# The Product Rule

At some point in every calculus class, we must discover and prove the product rule for derivatives. How a calculus teacher chooses to do this probably says a lot about their pedagogy and educational priorities.

Some teachers might simply write the rule on the board, expect students to accept it, and immediately launch into examples. Should we try to let the students discover the formula on their own? Should we perhaps lead them into a trap by suggesting that the derivative of a product of two functions is the product of the derivatives and let them find counterexamples? Should we state the theorem, but let the students try to prove it on their own? Should we perhaps have an entire mini-lesson on what it even means to have a product of two functions?

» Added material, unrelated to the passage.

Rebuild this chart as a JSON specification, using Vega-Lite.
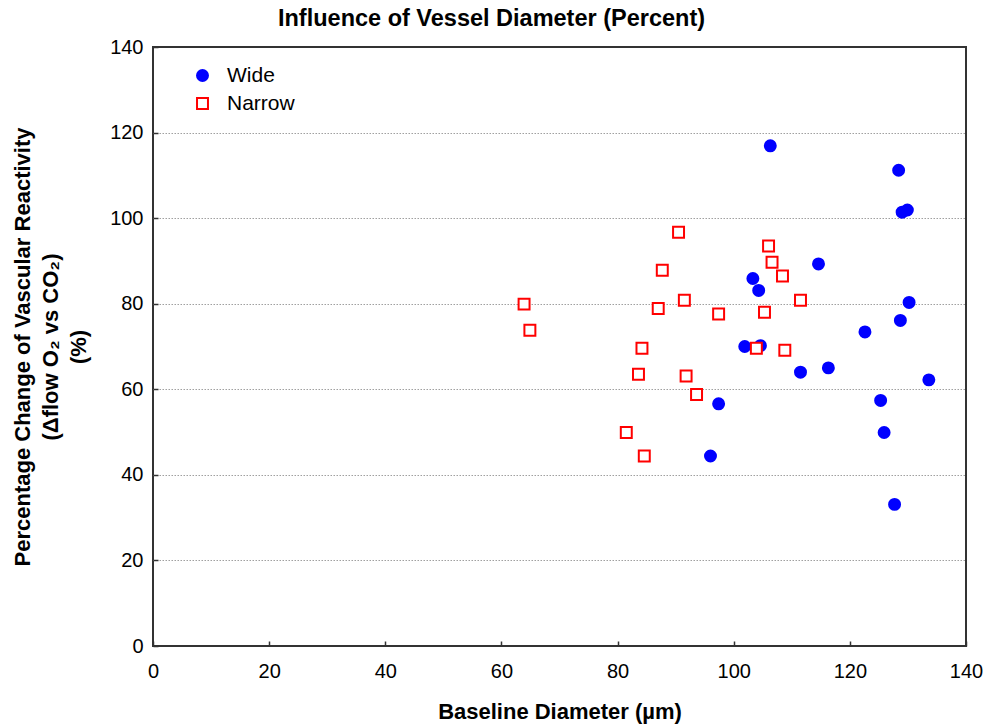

Should we try to motivate the entire discussion with a particularly intuitive pair of functions whose product has some real-world significance? Should we interpret the product of two functions geometrically, as the area of the corresponding rectangle? If properly motivated and explained, do we actually gain anything by doing the rigorous proof via limits?

## The Status Quo

As a foil, here is the introduction to and proof of the product rule from the textbook that I teach out of.

I understand that textbooks have limited space and are no substitute for a full curriculum, but I think we can all agree that this is awful. There is no motivating example and no geometric intuition is called upon. The author merely proves the theorem, dryly and without understanding or purpose. The author even admits that the proof is unsatisfying and unedifying and apologizes in advance for its opaque maneuvers! Some proofs involve “clever steps that may appear unmotivated to a reader”.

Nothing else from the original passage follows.